Following on from confidence, self-assurance is a key skill gained from solo travel. That ‘can do’ attitude that you build from travelling. I used to be nervous about booking flights in case I made a mistake or wasn’t sure I would enjoy it.
Last March, I booked a last-minute flight on a Friday evening at 10pm that left at 8am the following morning. I went to Budapest for a weekend coming back on Sunday for the return price of £40.
Sadly, this was the last trip I made before the pandemic. Looking back, I would not have had the self-assurance to book that if I had not had my previous travel experiences and my lockdown cabin fever is softened by the travel adventures I have already had.
This self-assurance is a good skill – it means I put myself forward for opportunities that I might otherwise have dismissed. At the end of my first year I successfully applied for a eight-week summer school to Shanghai: I know if I had not had my confidence strengthened from travelling I would not have applied.
This may seem like an obvious point but as a person who grew up in rural Ireland my experience and understanding of other cultures was honestly shocking. Bar a one-week introduction to Islam in school I didn’t really know much about other cultures. I think if everyone had better cultural immersion via publicly funded programmes some systemic issues within our society could be party addressed.

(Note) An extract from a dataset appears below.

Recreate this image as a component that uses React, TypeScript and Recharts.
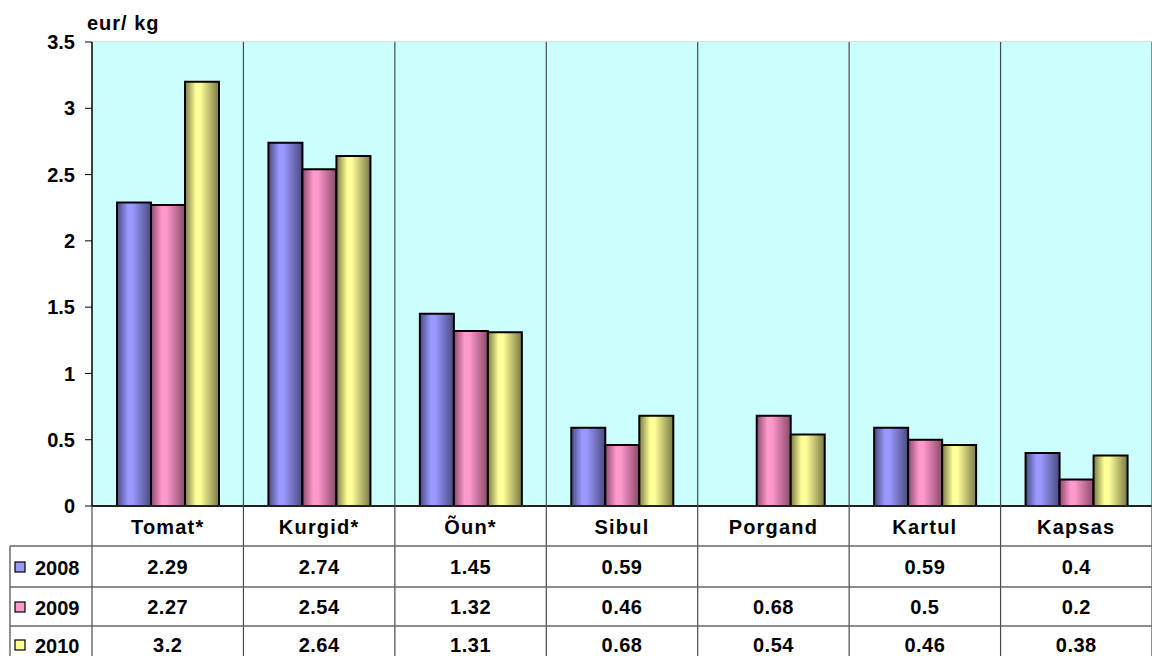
import React from "react";
import { BarChart, Bar, XAxis, YAxis, CartesianGrid } from "recharts";

const categories = ["Tomat*", "Kurgid*", "Õun*", "Sibul", "Porgand", "Kartul", "Kapsas"];
const years = ["2008", "2009", "2010"];
const values2008 = [2.29, 2.74, 1.45, 0.59, null, 0.59, 0.4];
const values2009 = [2.27, 2.54, 1.32, 0.46, 0.68, 0.5, 0.2];
const values2010 = [3.2, 2.64, 1.31, 0.68, 0.54, 0.46, 0.38];
const yTicks = [0, 0.5, 1, 1.5, 2, 2.5, 3, 3.5];

const seriesColors = ["#9999ff", "#ff99cc", "#ffff99"];
const seriesDark = ["#4a4a80", "#8a4a6a", "#7a7a45"];

const data = categories.map((c, i) => ({
  name: c,
  y2008: values2008[i],
  y2009: values2009[i],
  y2010: values2010[i],
}));
const seriesValues = [values2008, values2009, values2010];

const W = 1152;
const H = 656;
const PLOT_LEFT = 92;
const PLOT_TOP = 42;
const PLOT_BOTTOM = 506;
const BAND = (W - PLOT_LEFT) / categories.length;
const ROW_LINES = [546, 587, 626];
const ROW_CENTERS = [567, 607, 645];
const FONT = "Arial, 'Liberation Sans', sans-serif";
const LINE = "#4a4a4a";
const ROW_LINE = "#666";

const TableTick = (props: any) => {
  const { x, payload } = props;
  const i = payload.index;
  const left = x - BAND / 2;
  const right = x + BAND / 2;
  return (
    <g>
      <line x1={right} x2={right} y1={PLOT_TOP} y2={H} stroke={LINE} strokeWidth={1.2} />
      <text x={x} y={527} textAnchor="middle" dominantBaseline="central"
        fontFamily={FONT} fontWeight="bold" fontSize={20} letterSpacing={1.2} fill="#000">
        {payload.value}
      </text>
      {ROW_LINES.map((ly) => (
        <line key={ly} x1={left} x2={right} y1={ly} y2={ly} stroke={ROW_LINE} strokeWidth={1.5} />
      ))}
      {seriesValues.map((vals, r) =>
        vals[i] == null ? null : (
          <text key={r} x={x} y={ROW_CENTERS[r]} textAnchor="middle" dominantBaseline="central"
            fontFamily={FONT} fontWeight="bold" fontSize={20} letterSpacing={0.5} fill="#000">
            {vals[i]}
          </text>
        )
      )}
      {i === 0 && (
        <g>
          <line x1={left} x2={left} y1={PLOT_BOTTOM} y2={H} stroke={LINE} strokeWidth={1.2} />
          <line x1={10} x2={10} y1={ROW_LINES[0]} y2={H} stroke={LINE} strokeWidth={1.2} />
          {ROW_LINES.map((ly) => (
            <line key={ly} x1={10} x2={left} y1={ly} y2={ly} stroke={ROW_LINE} strokeWidth={1.5} />
          ))}
          {years.map((yr, r) => (
            <g key={yr}>
              <rect x={15} y={ROW_CENTERS[r] - 5} width={10} height={10}
                fill={seriesColors[r]} stroke="#000" strokeWidth={1.2} />
              <text x={35} y={ROW_CENTERS[r] + 1} dominantBaseline="central"
                fontFamily={FONT} fontWeight="bold" fontSize={20} fill="#000">
                {yr}
              </text>
            </g>
          ))}
        </g>
      )}
    </g>
  );
};

export default function App() {
  return (
    <div style={{ position: "absolute", left: 0, top: 0, width: W, height: H, background: "#fff" }}>
      <div style={{ position: "absolute", left: 87, top: 12, fontFamily: FONT, fontWeight: "bold",
        fontSize: 20, letterSpacing: 1, color: "#000", lineHeight: "22px" }}>
        eur/ kg
      </div>
      <BarChart width={W} height={H} data={data} barGap={0} barSize={34}
        margin={{ top: PLOT_TOP, right: 0, left: 0, bottom: 0 }}>
        <defs>
          {seriesColors.map((c, k) => (
            <linearGradient key={k} id={`grad${k}`} x1="0" y1="0" x2="1" y2="0">
              <stop offset="0%" stopColor={seriesDark[k]} />
              <stop offset="32%" stopColor={c} />
              <stop offset="45%" stopColor={c} />
              <stop offset="100%" stopColor={seriesDark[k]} />
            </linearGradient>
          ))}
        </defs>
        <rect x={PLOT_LEFT} y={PLOT_TOP} width={W - PLOT_LEFT} height={PLOT_BOTTOM - PLOT_TOP} fill="#ccffff" />
        <CartesianGrid stroke="#b8b8b8" strokeWidth={1.2} vertical={false} />
        <XAxis dataKey="name" height={H - PLOT_BOTTOM} interval={0} tickLine={false}
          axisLine={{ stroke: "#222", strokeWidth: 2 }} tick={<TableTick />} />
        <YAxis width={PLOT_LEFT} domain={[0, 3.5]} ticks={yTicks} tickSize={7} tickMargin={10}
          axisLine={{ stroke: "#000", strokeWidth: 1.5 }} tickLine={{ stroke: "#000" }}
          tick={{ fontFamily: FONT, fontWeight: "bold", fontSize: 20, fill: "#000" }} />
        <Bar dataKey="y2008" fill="url(#grad0)" stroke="#000" strokeWidth={2} isAnimationActive={false} />
        <Bar dataKey="y2009" fill="url(#grad1)" stroke="#000" strokeWidth={2} isAnimationActive={false} />
        <Bar dataKey="y2010" fill="url(#grad2)" stroke="#000" strokeWidth={2} isAnimationActive={false} />
      </BarChart>
    </div>
  );
}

Being interested in history, I love visiting museums, churches, local restaurants and cultural sites. When you travel with your family or friends, I have found that it is more difficult to visit these places. Whether your friend isn’t interested in a museum or ‘’is veggie’’ and doesn’t want to try traditional Estonian food. When you travel alone you get to set your daily schedule. As much fun as it is travelling with friends it can provide restrictions you didn’t anticipate.

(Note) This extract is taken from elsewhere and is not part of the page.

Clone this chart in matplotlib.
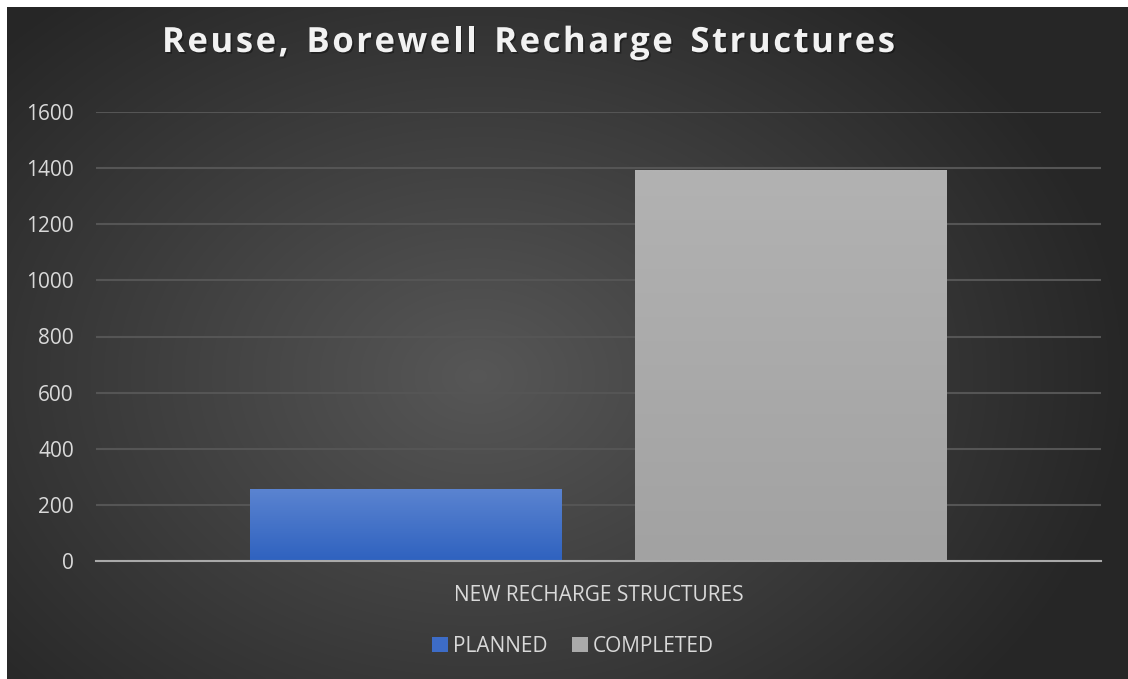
import numpy as np
import matplotlib.pyplot as plt
import matplotlib.patheffects as pe
from matplotlib.patches import Patch

categories = ['NEW RECHARGE STRUCTURES']
series_names = ['PLANNED', 'COMPLETED']
planned = [257]
completed = [1393]
yticks = [0, 200, 400, 600, 800, 1000, 1200, 1400, 1600]
title = 'Reuse, Borewell Recharge Structures'

W, H = 1128, 679
fig = plt.figure(figsize=(W / 100, H / 100), dpi=100)
fig.patch.set_facecolor('white')

# radial gradient background (dark area starts a few pixels in from top/left)
bg = fig.add_axes([7 / W, 0, 1 - 7 / W, 1 - 7 / H])
yy, xx = np.mgrid[0:1:300j, 0:1:500j]
r = np.sqrt(((xx - 0.42) * 1.25) ** 2 + ((yy - 0.55) * 1.0) ** 2)
shade = np.clip(0.34 - 0.26 * r, 0.15, 0.34)
bg.imshow(np.dstack([shade, shade, shade]), aspect='auto', extent=[0, 1, 0, 1],
          interpolation='bicubic')
bg.set_axis_off()

ax = fig.add_axes([96 / W, 1 - 561 / H, 1005 / W, (561 - 112) / H])
ax.patch.set_alpha(0)

width = 0.3095
gap = 0.0736
x = np.arange(len(categories))
off = (width + gap) / 2

def grad_bar(xc, h, top, bottom):
    bar = ax.bar(xc, h, width=width, color=bottom, zorder=3)[0]
    c1 = np.array(plt.matplotlib.colors.to_rgb(top))
    c2 = np.array(plt.matplotlib.colors.to_rgb(bottom))
    t = np.linspace(0, 1, 100)[:, None]
    img = (c1 * (1 - t) + c2 * t)[:, None, :]
    im = ax.imshow(img, aspect='auto', extent=[xc - width / 2, xc + width / 2, 0, h],
                   zorder=4, interpolation='bilinear')
    im.set_clip_path(bar)

for i in x:
    grad_bar(i - off, planned[i], '#5b84d1', '#2f62bf')
    grad_bar(i + off, completed[i], '#b2b2b2', '#a2a2a2')

ax.set_xlim(-0.5, 0.5)
ax.set_ylim(0, 1600)
ax.set_yticks(yticks)
ax.set_yticklabels([str(v) for v in yticks])
ax.set_xticks(x)
ax.set_xticklabels(categories)
ax.grid(axis='y', color='#555555', linewidth=1.5, zorder=0)
for s in ['top', 'right', 'left']:
    ax.spines[s].set_visible(False)
ax.spines['bottom'].set_color('#a9a9a9')
ax.spines['bottom'].set_linewidth(1.5)
ax.spines['bottom'].set_zorder(5)
ax.tick_params(axis='both', length=0, colors='#d9d9d9', labelsize=15)
ax.tick_params(axis='y', pad=16)
ax.tick_params(axis='x', pad=17)
for lab in ax.get_xticklabels() + ax.get_yticklabels():
    lab.set_family('Open Sans')

# title with letter spacing, drawn one character at a time
renderer = fig.canvas.get_renderer()
tkw = dict(fontsize=25, fontweight='bold', color='#f2f2f2', family='Open Sans',
           va='baseline', ha='left',
           path_effects=[pe.withSimplePatchShadow(offset=(1.2, -1.2), shadow_rgbFace='black', alpha=0.35)])
widths = []
for ch in title:
    tmp = fig.text(0, 0, ch if ch != ' ' else 'n', **tkw)
    w = tmp.get_window_extent(renderer).width
    tmp.remove()
    widths.append(w * (0.55 if ch == ' ' else 1.0))
target = 733
spacing = (target - sum(widths)) / (len(title) - 1)
xpos = 162
for ch, w in zip(title, widths):
    if ch != ' ':
        fig.text(xpos / W, 1 - 52 / H, ch, **tkw)
    xpos += w + spacing

handles = [Patch(facecolor='#3d6cc7'), Patch(facecolor='#aaaaaa')]
leg = fig.legend(handles, series_names, loc='center', bbox_to_anchor=(573 / W, 1 - 646 / H),
                 ncol=2, frameon=False, handlelength=0.75, handleheight=0.75,
                 handletextpad=0.25, columnspacing=1.2,
                 prop={'family': 'Open Sans', 'size': 15})
for t in leg.get_texts():
    t.set_color('#d9d9d9')

fig.savefig('out.png', dpi=100, facecolor=fig.get_facecolor())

On the other hand, your friends may offer you an opportunity to broaden your horizons. I visited Bulgaria to see a friend who introduced me to her culture, even driving me to Plovdiv to try stomach soup, which with the garlic powder was a culinary delight.

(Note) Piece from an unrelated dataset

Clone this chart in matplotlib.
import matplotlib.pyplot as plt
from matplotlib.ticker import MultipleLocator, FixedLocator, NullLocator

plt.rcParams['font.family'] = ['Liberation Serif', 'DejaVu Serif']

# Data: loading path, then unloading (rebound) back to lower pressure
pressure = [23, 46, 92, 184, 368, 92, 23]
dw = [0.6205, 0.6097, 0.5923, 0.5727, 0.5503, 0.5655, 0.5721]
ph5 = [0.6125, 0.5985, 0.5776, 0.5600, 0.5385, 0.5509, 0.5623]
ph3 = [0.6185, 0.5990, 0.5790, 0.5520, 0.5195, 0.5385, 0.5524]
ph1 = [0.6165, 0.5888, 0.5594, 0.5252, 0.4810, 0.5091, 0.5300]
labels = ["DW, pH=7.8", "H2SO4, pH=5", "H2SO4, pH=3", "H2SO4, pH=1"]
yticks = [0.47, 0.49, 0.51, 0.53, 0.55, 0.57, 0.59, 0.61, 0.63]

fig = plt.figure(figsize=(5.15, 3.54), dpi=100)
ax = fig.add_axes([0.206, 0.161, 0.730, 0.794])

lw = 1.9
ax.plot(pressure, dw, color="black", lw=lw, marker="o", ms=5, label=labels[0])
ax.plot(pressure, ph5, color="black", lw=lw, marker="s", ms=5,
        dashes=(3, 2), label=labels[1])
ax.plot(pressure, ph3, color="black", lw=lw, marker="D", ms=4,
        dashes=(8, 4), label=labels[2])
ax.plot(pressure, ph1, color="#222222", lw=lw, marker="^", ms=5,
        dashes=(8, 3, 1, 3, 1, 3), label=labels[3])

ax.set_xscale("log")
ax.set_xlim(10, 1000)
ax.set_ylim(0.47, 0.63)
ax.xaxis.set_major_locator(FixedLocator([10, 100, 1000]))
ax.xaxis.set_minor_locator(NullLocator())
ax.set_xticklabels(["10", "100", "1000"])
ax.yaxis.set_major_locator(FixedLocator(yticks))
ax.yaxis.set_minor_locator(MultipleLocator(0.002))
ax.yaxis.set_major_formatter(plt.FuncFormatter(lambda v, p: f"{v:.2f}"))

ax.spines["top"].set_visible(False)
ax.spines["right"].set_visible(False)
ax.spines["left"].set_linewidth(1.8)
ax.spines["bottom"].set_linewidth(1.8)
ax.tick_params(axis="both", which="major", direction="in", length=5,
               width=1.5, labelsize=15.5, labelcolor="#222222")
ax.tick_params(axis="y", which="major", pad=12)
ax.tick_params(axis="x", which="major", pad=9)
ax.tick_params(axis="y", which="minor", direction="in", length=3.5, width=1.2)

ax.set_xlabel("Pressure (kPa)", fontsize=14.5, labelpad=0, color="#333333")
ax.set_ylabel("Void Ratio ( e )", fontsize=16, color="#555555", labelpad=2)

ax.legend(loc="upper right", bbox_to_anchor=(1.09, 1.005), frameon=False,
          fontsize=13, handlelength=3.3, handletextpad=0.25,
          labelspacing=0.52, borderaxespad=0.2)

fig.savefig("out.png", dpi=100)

Having spent hours within the Prado, Madrid, looking at each painting or visiting a Buddhist temple I have tried to educate myself on other cultures.
Something very personal to me is language learning. I felt school French and Spanish were unsatisfying: their aim was to pass an exam rather than communicate with others in a way they can understand. I now want to try and learn as many languages as I can. I have been teaching myself Spanish and recently I have been taking Arabic classes. I hope that I will be able to hone these skills and use them within my career.
Travelling gives you the opportunity to learn languages and force you to use them.
When I was last in Spain, Santiago, I was determined to practice my Spanish, which was challenging but I am so glad I did. I have much more confidence in my ability now. Except for one embarrassing encounter where I politely asked a shop assistant what ‘a donut’ was in Spanish, she replied ‘donut’ with Spanish accent. I’ve learnt to recognise that even when speaking in English to another English speaker, the issues of language, vocabulary, accents, communication, understanding all need attention.
Learning, or attempting to communicate in a different language, I realised the importance of non-verbals in any language.
Even more I have learned how easily miscommunications can happen when trying to speak in a language that is not your native one.
What I have learned from this?
With this reflection I have understood how much and why I enjoy travelling. It has been critical for my personal and probably professional development. The life – long friends from across the globe have opened my mind and soul to embrace differences and similarities.
I want to find graduate roles that need the agility of mind that comes with a seasoned traveller. Roles with opportunities to travel and be placed anywhere across the globe will be well matched with my eagerness for adventure and challenge.